Investing.com – The S&P 500 cut losses Wednesday, led by a turnaround in tech as investors continued to buy the dip in growth sectors of the market.
Tech turned positive to help the broader market cut losses after starting the session on the backfoot as a slew of positive economic data and signs of persistently elevated inflation stoked concerns about sooner monetary policy action from the Federal Reserve.
The Personal Consumption Expenditures price index, the Fed’s preferred inflation measure, was up 0.6% on October, below the 0.7% rate expected, but ahead of prior’s month 0.4%. That took the annualized rate for October to 5%, well above the Fed’s 2% target.
The labor market continues to show progress toward the Fed’s maximum employment goal as jobless claims fell to lowest level since 1969.

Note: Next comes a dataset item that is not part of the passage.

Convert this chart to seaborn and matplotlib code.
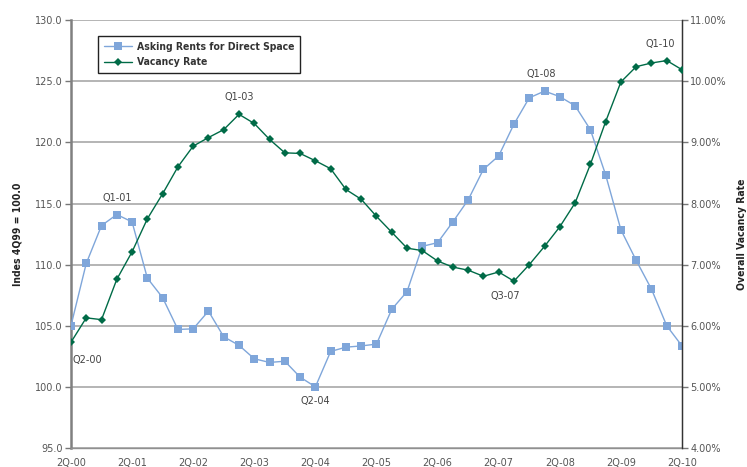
import numpy as np
import pandas as pd
import matplotlib
matplotlib.use("Agg")
import matplotlib.pyplot as plt
import seaborn as sns
from matplotlib import font_manager

# Quarterly series, 2Q-00 through 2Q-10
quarters = [f"Q{(q % 4) + 1}-{(q // 4):02d}" for q in range(1, 42)]
asking_rents = [105.0, 110.1, 113.2, 114.1, 113.5, 108.9, 107.3, 104.7, 104.75, 106.2,
                104.1, 103.4, 102.3, 102.0, 102.1, 100.8, 100.0, 102.9, 103.25, 103.35,
                103.5, 106.35, 107.8, 111.5, 111.8, 113.5, 115.3, 117.8, 118.9, 121.5,
                123.65, 124.2, 123.75, 123.0, 121.05, 117.35, 112.85, 110.35, 108.0, 105.0,
                103.35]
vacancy_rate = [5.73, 6.13, 6.10, 6.76, 7.21, 7.75, 8.16, 8.60, 8.94, 9.08,
                9.21, 9.46, 9.31, 9.05, 8.83, 8.82, 8.70, 8.57, 8.23, 8.07,
                7.79, 7.53, 7.27, 7.23, 7.06, 6.96, 6.91, 6.81, 6.88, 6.73,
                7.00, 7.30, 7.62, 8.01, 8.64, 9.34, 9.99, 10.24, 10.30, 10.34,
                10.19]
tick_labels = ["2Q-00", "2Q-01", "2Q-02", "2Q-03", "2Q-04", "2Q-05",
               "2Q-06", "2Q-07", "2Q-08", "2Q-09", "2Q-10"]

df = pd.DataFrame({
    "q": np.arange(len(quarters)),
    "label": quarters,
    "rent": asking_rents,
    "vacancy": vacancy_rate,
})

rent_color = "#7FA6DA"
vac_color = "#006B47"
grid_color = "#A8A8A8"
tick_color = "#555555"

sns.set_style("white")
plt.rcParams["font.family"] = ["DejaVu Sans"]
bold_font = {"family": "DejaVu Sans", "weight": "bold", "stretch": "condensed"}

fig = plt.figure(figsize=(7.47, 4.67), dpi=100)
ax = fig.add_axes([0.095, 0.0407, 0.818, 0.916])
ax2 = ax.twinx()

sns.lineplot(data=df, x="q", y="rent", ax=ax, color=rent_color, lw=1.0,
             marker="s", markersize=6, markeredgewidth=0, label="Asking Rents for Direct Space",
             legend=False, zorder=3)
sns.lineplot(data=df, x="q", y="vacancy", ax=ax2, color=vac_color, lw=1.0,
             marker="D", markersize=4.3, markeredgewidth=0, label="Vacancy Rate",
             legend=False, zorder=3)

ax.set_xlim(0, 40)
ax.set_ylim(95, 130)
ax2.set_ylim(4, 11)
ax.set_yticks(np.arange(95, 130.1, 5))
ax.set_yticklabels([f"{v:.1f}" for v in np.arange(95, 130.1, 5)])
ax2.set_yticks(np.arange(4, 11.1, 1))
ax2.set_yticklabels([f"{v:.2f}%" for v in np.arange(4, 11.1, 1)])
ax.set_xticks(np.arange(0, 41, 4))
ax.set_xticklabels(tick_labels)

for a in (ax, ax2):
    a.tick_params(axis="both", labelsize=7, labelcolor=tick_color, length=4,
                  width=1, color="#777777", pad=2)
ax.tick_params(axis="x", pad=3)

ax.grid(axis="y", color=grid_color, lw=1.2)
ax.grid(axis="x", visible=False)
ax.set_axisbelow(True)

for a in (ax, ax2):
    a.spines["top"].set_visible(False)
ax.spines["left"].set_color("#808080")
ax.spines["left"].set_linewidth(1.8)
ax.spines["bottom"].set_color("#909090")
ax.spines["bottom"].set_linewidth(1.0)
ax2.spines["left"].set_visible(False)
ax2.spines["bottom"].set_visible(False)
ax2.spines["right"].set_color("#333333")
ax2.spines["right"].set_linewidth(1.0)

ax.set_xlabel("")
ax.set_ylabel("Indes 4Q99 = 100.0", fontsize=7.5, color="#222222", labelpad=9, **bold_font)
ax2.set_ylabel("Overall Vacancy Rate", fontsize=7.5, color="#222222", labelpad=7, **bold_font)

# Peak and trough callouts
note_kw = dict(textcoords="offset points", fontsize=7, color="#444444", ha="center")
ax2.annotate("Q2-00", (df.q[0], df.vacancy[0]), xytext=(12, -15), **note_kw)
ax.annotate("Q1-01", (df.q[3], df.rent[3]), xytext=(0, 10), **note_kw)
ax2.annotate("Q1-03", (df.q[11], df.vacancy[11]), xytext=(0, 10), **note_kw)
ax.annotate("Q2-04", (df.q[16], df.rent[16]), xytext=(0, -12), **note_kw)
ax2.annotate("Q3-07", (df.q[29], df.vacancy[29]), xytext=(-6, -13), **note_kw)
ax.annotate("Q1-08", (df.q[31], df.rent[31]), xytext=(-2, 10), **note_kw)
ax2.annotate("Q1-10", (df.q[39], df.vacancy[39]), xytext=(-5, 10), **note_kw)

h1, l1 = ax.get_legend_handles_labels()
h2, l2 = ax2.get_legend_handles_labels()
leg = ax2.legend(h1 + h2, l1 + l2, loc="upper left", bbox_to_anchor=(0.036, 0.976),
                 frameon=True, fancybox=False, edgecolor="#222222", framealpha=1,
                 prop={"family": "DejaVu Sans", "weight": "bold", "stretch": "condensed",
                       "size": 7.5},
                 handlelength=2.6, borderpad=0.6, labelspacing=0.5, handletextpad=0.5)
leg.get_frame().set_linewidth(1.0)
for t in leg.get_texts():
    t.set_color("#333333")

fig.savefig("out.png", dpi=100)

The Department of Labor reported Wednesday that 199,000 people filed for unemployment insurance, down 71,000 from the prior week’s upwardly revised 271,000. That was well below consensus for claims to fall to 260,000.
Economists, however, shrugged off the huge drop in claims as a one-off, which “were pushed down by a seasonal adjustment quirk,” Pantheon Macroeconomics said. “It will substantially reverse next week, with claims rebounding to about 250K.”
Energy stocks added to recent gains even as oil prices gave up gains.
Tesla (NASDAQ:TSLA), meanwhile, moved off session lows to helped consumer discretionary stocks pare losses following a retail-led slide.
Gap (NYSE:GPS) plunged 25% after the retailer slashed its full-year outlook following third-quarter results that fell short of Wall Street estimates as rising costs and supplier chain woes weighed.
Nordstrom (NYSE:JWN) also reported weaker-than-expected quarterly results as rising labor costs dented profit, sending its share price 29% lower.
On the monetary policy front, the minutes of the Fed’s November meeting showed that some Federal Reserve policymakers were in favor of a faster pace of bond tapering to provide the central bank with plenty of room to hike rates amid concerns about inflation pressures.
In another sign that Fed members are growing concerned about inflation, San Francisco Federal Reserve Bank President Mary Daly said Wednesday that she would be open to speeding up the pace of the Fed’s bond tapering if inflation remained elevated and jobs growth remained strong.